Justice Department Honors Queer Woman For Her Heroism
WASHINGTON, D.C. — On Friday, Attorney General Eric Holder honored Victoria Cruz, a trans woman from East Flatbush, Brooklyn, and 11 others as part of the National Crime Victims’ Service Awards ceremony in Washington D.C.
According to a statement released by Attn. General Holder, Ms. Cruz, a senior domestic violence counselor with the New York City Anti-Violence Project, “empowers her clients to stand up and speak for themselves.”
“I am passionate about the work that I do,” said Ms. Cruz in an interview with the NY Daily News. “People are coming out at a younger age. And putting themselves at risk. This award is making the invincible, visible.”
Ms. Cruz, a resident of East Flatbush, who has been “out” since grad school, is a 66-year-old Latina known as “Vicki,” who herself has weathered homophobia and transphobic violence.

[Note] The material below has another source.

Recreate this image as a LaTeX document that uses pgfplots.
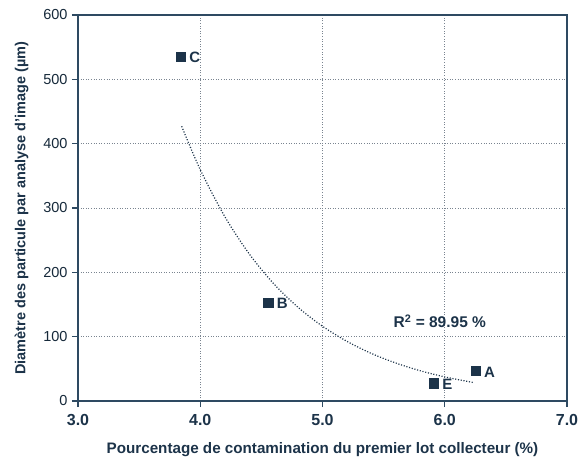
\documentclass[border=0pt]{standalone}
\usepackage{pgfplots}
\pgfplotsset{compat=1.18}
\usepackage{fontspec}
\setmainfont{Liberation Sans}
\definecolor{navy}{HTML}{1C3349}
\definecolor{axc}{HTML}{2E4A62}
\definecolor{gridc}{HTML}{7A8490}
\begin{document}
\begin{tikzpicture}
\useasboundingbox (-78pt,-60pt) rectangle (508pt,401pt);
\begin{axis}[
  scale only axis, width=489pt, height=386pt,
  xmin=3, xmax=7, ymin=0, ymax=600,
  xtick={3,4,5,6,7}, ytick={0,100,...,600},
  xticklabel={\pgfmathprintnumber[fixed,fixed zerofill,precision=1]{\tick}},
  /pgf/number format/assume math mode=true,
  grid=major,
  major grid style={gridc, dash pattern=on 1pt off 1.6pt, line width=0.9pt},
  axis line style={axc, line width=1.1pt},
  tick style={axc, line width=1.1pt},
  tick align=outside, major tick length=6pt,
  xtick pos=bottom, ytick pos=left,
  xticklabel style={font=\fontsize{16}{18}\selectfont\bfseries, text=navy, yshift=-4pt},
  yticklabel style={font=\fontsize{14.5}{17}\selectfont, text=navy!80!black, xshift=-1pt},
  label style={font=\fontsize{14.5}{17}\selectfont\bfseries, text=navy},
  xlabel={Pourcentage de contamination du premier lot collecteur (\%)},
  ylabel={Diamètre des particule par analyse d'image (µm)},
  xlabel style={yshift=-10pt, font=\fontsize{15.2}{17}\selectfont\bfseries},
  ylabel style={yshift=8pt},
  clip=false,
]
\addplot[navy, only marks, mark=square*, mark size=4.7pt,
  nodes near coords, point meta=explicit symbolic,
  every node near coord/.style={anchor=west, xshift=5pt, yshift=-1pt, font=\fontsize{15}{17}\selectfont\bfseries, text=navy}]
  table[meta=l] {
x y l
3.842 535 C
4.556 153 B
5.911 27.5 E
6.252 46.7 A
};
\addplot[navy, dash pattern=on 1.1pt off 1.7pt, line width=1.2pt, smooth] coordinates {
(3.848,427) (4.0,359.6) (4.2,286.9) (4.4,228.8) (4.6,182.5) (4.8,145.6)
(5.0,116.2) (5.2,92.7) (5.4,73.9) (5.6,59.0) (5.8,47.0) (6.0,37.5)
(6.2,29.9) (6.24,28.6)
};
\node[font=\fontsize{15.5}{17}\selectfont\bfseries, text=navy] at (axis cs:5.96,124) {R$^{\mathbf{2}}$ = 89.95 \%};
\end{axis}
\end{tikzpicture}
\end{document}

In 1997, she made headlines while working at the Cobble Hill Nursing Home part of a welfare-to-work program when she accused a group of female nurses of groping her while screaming “anti-man” and “battyman,” gay bashing slurs used in West Indian communities. A criminal court judge found two nurses guilty of harassment and acquitted two others.
“I always knew that I was different,” Cruz said in the interview of growing up in the 1950s. “When I was in middle school they would call me ‘queer.’ ‘Gay’ at the time meant a jovial person.”
Attn. Holder acknowledged the recipients of the 2012 Justice Department picks as using “their own experiences into a positive force for sweeping change.”